Output the data word for word, dropping every image.
*** GIVEN DATA
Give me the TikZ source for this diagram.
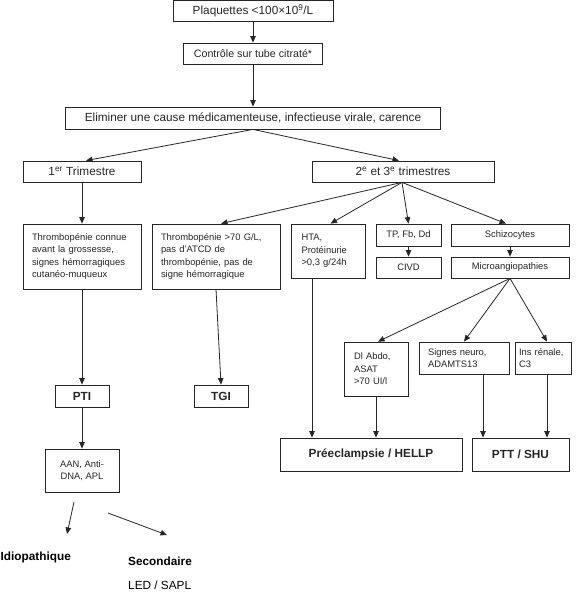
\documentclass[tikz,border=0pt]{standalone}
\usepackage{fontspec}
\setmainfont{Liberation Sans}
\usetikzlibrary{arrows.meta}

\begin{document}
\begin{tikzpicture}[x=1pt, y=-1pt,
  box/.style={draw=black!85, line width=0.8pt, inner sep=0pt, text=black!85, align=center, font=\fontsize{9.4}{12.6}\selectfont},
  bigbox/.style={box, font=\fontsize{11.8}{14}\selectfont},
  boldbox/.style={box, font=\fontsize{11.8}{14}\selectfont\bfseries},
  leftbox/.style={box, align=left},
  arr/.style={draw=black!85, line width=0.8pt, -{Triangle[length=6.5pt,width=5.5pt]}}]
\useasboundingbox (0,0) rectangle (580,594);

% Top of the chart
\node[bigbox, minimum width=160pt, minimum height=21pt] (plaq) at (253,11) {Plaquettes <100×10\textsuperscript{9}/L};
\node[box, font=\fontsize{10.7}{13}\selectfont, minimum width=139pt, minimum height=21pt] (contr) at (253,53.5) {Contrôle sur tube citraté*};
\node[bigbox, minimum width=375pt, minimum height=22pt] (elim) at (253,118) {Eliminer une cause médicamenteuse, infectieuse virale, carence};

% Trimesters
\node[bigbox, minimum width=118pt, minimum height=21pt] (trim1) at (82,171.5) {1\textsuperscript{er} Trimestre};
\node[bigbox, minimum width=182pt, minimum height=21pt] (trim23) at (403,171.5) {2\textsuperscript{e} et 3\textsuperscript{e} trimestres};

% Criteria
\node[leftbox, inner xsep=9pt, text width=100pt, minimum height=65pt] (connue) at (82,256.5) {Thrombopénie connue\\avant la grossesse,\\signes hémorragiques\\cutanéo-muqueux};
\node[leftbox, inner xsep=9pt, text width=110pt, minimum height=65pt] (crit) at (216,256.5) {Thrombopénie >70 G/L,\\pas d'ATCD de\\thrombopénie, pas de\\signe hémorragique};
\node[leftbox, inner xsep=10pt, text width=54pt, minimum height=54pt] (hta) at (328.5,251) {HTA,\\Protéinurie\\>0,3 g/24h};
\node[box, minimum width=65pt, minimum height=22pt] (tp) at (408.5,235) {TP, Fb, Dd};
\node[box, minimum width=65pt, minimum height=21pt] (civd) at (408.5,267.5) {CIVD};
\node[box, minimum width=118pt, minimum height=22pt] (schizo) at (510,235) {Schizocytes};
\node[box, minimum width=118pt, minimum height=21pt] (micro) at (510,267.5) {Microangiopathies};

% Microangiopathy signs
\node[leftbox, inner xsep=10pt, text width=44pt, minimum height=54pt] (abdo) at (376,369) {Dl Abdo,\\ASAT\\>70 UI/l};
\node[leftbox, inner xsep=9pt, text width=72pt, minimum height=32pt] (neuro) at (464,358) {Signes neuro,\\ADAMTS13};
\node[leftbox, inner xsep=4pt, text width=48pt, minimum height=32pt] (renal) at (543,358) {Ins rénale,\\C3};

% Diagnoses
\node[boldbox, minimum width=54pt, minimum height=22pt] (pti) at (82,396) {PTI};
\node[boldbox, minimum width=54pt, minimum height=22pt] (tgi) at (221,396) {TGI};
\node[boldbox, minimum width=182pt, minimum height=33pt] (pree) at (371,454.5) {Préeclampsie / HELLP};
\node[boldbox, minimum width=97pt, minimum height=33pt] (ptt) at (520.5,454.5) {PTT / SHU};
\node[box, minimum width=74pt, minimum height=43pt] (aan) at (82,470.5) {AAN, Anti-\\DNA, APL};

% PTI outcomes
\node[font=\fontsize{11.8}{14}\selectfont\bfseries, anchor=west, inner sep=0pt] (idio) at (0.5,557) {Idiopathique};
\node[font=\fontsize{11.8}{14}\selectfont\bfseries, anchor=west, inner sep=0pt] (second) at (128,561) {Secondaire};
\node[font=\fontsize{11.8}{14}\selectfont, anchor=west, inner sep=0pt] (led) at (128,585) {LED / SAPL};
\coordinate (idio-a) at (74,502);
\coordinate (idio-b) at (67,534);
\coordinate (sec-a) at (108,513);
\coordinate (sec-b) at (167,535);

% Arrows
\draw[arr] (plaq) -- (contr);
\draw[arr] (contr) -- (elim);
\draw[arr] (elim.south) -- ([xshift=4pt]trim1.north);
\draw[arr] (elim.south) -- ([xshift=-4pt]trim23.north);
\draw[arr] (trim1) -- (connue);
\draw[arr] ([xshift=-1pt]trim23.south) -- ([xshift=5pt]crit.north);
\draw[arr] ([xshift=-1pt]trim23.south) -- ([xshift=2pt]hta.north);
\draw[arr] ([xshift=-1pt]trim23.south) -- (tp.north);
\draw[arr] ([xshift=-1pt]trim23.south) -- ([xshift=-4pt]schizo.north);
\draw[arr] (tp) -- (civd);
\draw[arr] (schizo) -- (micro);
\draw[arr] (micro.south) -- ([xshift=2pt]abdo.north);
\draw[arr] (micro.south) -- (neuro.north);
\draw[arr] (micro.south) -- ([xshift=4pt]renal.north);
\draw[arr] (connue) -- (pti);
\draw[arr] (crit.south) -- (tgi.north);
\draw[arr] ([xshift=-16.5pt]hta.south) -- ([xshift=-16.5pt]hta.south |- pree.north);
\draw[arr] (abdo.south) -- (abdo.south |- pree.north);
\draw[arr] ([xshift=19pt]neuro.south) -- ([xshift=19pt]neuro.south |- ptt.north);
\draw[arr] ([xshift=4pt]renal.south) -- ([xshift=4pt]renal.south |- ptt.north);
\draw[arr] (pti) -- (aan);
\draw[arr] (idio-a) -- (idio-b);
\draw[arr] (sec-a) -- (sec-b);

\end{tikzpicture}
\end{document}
******
§ **RESPONSE TO THE TASK**:
Give me the TikZ source for this diagram.
\documentclass[tikz,border=0pt]{standalone}
\usepackage{fontspec}
\setmainfont{Liberation Sans}
\usetikzlibrary{arrows.meta}

\begin{document}
\begin{tikzpicture}[x=1pt, y=-1pt,
  box/.style={draw=black!85, line width=0.8pt, inner sep=0pt, text=black!85, align=center, font=\fontsize{9.4}{12.6}\selectfont},
  bigbox/.style={box, font=\fontsize{11.8}{14}\selectfont},
  boldbox/.style={box, font=\fontsize{11.8}{14}\selectfont\bfseries},
  leftbox/.style={box, align=left},
  arr/.style={draw=black!85, line width=0.8pt, -{Triangle[length=6.5pt,width=5.5pt]}}]
\useasboundingbox (0,0) rectangle (580,594);

% Top of the chart
\node[bigbox, minimum width=160pt, minimum height=21pt] (plaq) at (253,11) {Plaquettes <100×10\textsuperscript{9}/L};
\node[box, font=\fontsize{10.7}{13}\selectfont, minimum width=139pt, minimum height=21pt] (contr) at (253,53.5) {Contrôle sur tube citraté*};
\node[bigbox, minimum width=375pt, minimum height=22pt] (elim) at (253,118) {Eliminer une cause médicamenteuse, infectieuse virale, carence};

% Trimesters
\node[bigbox, minimum width=118pt, minimum height=21pt] (trim1) at (82,171.5) {1\textsuperscript{er} Trimestre};
\node[bigbox, minimum width=182pt, minimum height=21pt] (trim23) at (403,171.5) {2\textsuperscript{e} et 3\textsuperscript{e} trimestres};

% Criteria
\node[leftbox, inner xsep=9pt, text width=100pt, minimum height=65pt] (connue) at (82,256.5) {Thrombopénie connue\\avant la grossesse,\\signes hémorragiques\\cutanéo-muqueux};
\node[leftbox, inner xsep=9pt, text width=110pt, minimum height=65pt] (crit) at (216,256.5) {Thrombopénie >70 G/L,\\pas d'ATCD de\\thrombopénie, pas de\\signe hémorragique};
\node[leftbox, inner xsep=10pt, text width=54pt, minimum height=54pt] (hta) at (328.5,251) {HTA,\\Protéinurie\\>0,3 g/24h};
\node[box, minimum width=65pt, minimum height=22pt] (tp) at (408.5,235) {TP, Fb, Dd};
\node[box, minimum width=65pt, minimum height=21pt] (civd) at (408.5,267.5) {CIVD};
\node[box, minimum width=118pt, minimum height=22pt] (schizo) at (510,235) {Schizocytes};
\node[box, minimum width=118pt, minimum height=21pt] (micro) at (510,267.5) {Microangiopathies};

% Microangiopathy signs
\node[leftbox, inner xsep=10pt, text width=44pt, minimum height=54pt] (abdo) at (376,369) {Dl Abdo,\\ASAT\\>70 UI/l};
\node[leftbox, inner xsep=9pt, text width=72pt, minimum height=32pt] (neuro) at (464,358) {Signes neuro,\\ADAMTS13};
\node[leftbox, inner xsep=4pt, text width=48pt, minimum height=32pt] (renal) at (543,358) {Ins rénale,\\C3};

% Diagnoses
\node[boldbox, minimum width=54pt, minimum height=22pt] (pti) at (82,396) {PTI};
\node[boldbox, minimum width=54pt, minimum height=22pt] (tgi) at (221,396) {TGI};
\node[boldbox, minimum width=182pt, minimum height=33pt] (pree) at (371,454.5) {Préeclampsie / HELLP};
\node[boldbox, minimum width=97pt, minimum height=33pt] (ptt) at (520.5,454.5) {PTT / SHU};
\node[box, minimum width=74pt, minimum height=43pt] (aan) at (82,470.5) {AAN, Anti-\\DNA, APL};

% PTI outcomes
\node[font=\fontsize{11.8}{14}\selectfont\bfseries, anchor=west, inner sep=0pt] (idio) at (0.5,557) {Idiopathique};
\node[font=\fontsize{11.8}{14}\selectfont\bfseries, anchor=west, inner sep=0pt] (second) at (128,561) {Secondaire};
\node[font=\fontsize{11.8}{14}\selectfont, anchor=west, inner sep=0pt] (led) at (128,585) {LED / SAPL};
\coordinate (idio-a) at (74,502);
\coordinate (idio-b) at (67,534);
\coordinate (sec-a) at (108,513);
\coordinate (sec-b) at (167,535);

% Arrows
\draw[arr] (plaq) -- (contr);
\draw[arr] (contr) -- (elim);
\draw[arr] (elim.south) -- ([xshift=4pt]trim1.north);
\draw[arr] (elim.south) -- ([xshift=-4pt]trim23.north);
\draw[arr] (trim1) -- (connue);
\draw[arr] ([xshift=-1pt]trim23.south) -- ([xshift=5pt]crit.north);
\draw[arr] ([xshift=-1pt]trim23.south) -- ([xshift=2pt]hta.north);
\draw[arr] ([xshift=-1pt]trim23.south) -- (tp.north);
\draw[arr] ([xshift=-1pt]trim23.south) -- ([xshift=-4pt]schizo.north);
\draw[arr] (tp) -- (civd);
\draw[arr] (schizo) -- (micro);
\draw[arr] (micro.south) -- ([xshift=2pt]abdo.north);
\draw[arr] (micro.south) -- (neuro.north);
\draw[arr] (micro.south) -- ([xshift=4pt]renal.north);
\draw[arr] (connue) -- (pti);
\draw[arr] (crit.south) -- (tgi.north);
\draw[arr] ([xshift=-16.5pt]hta.south) -- ([xshift=-16.5pt]hta.south |- pree.north);
\draw[arr] (abdo.south) -- (abdo.south |- pree.north);
\draw[arr] ([xshift=19pt]neuro.south) -- ([xshift=19pt]neuro.south |- ptt.north);
\draw[arr] ([xshift=4pt]renal.south) -- ([xshift=4pt]renal.south |- ptt.north);
\draw[arr] (pti) -- (aan);
\draw[arr] (idio-a) -- (idio-b);
\draw[arr] (sec-a) -- (sec-b);

\end{tikzpicture}
\end{document}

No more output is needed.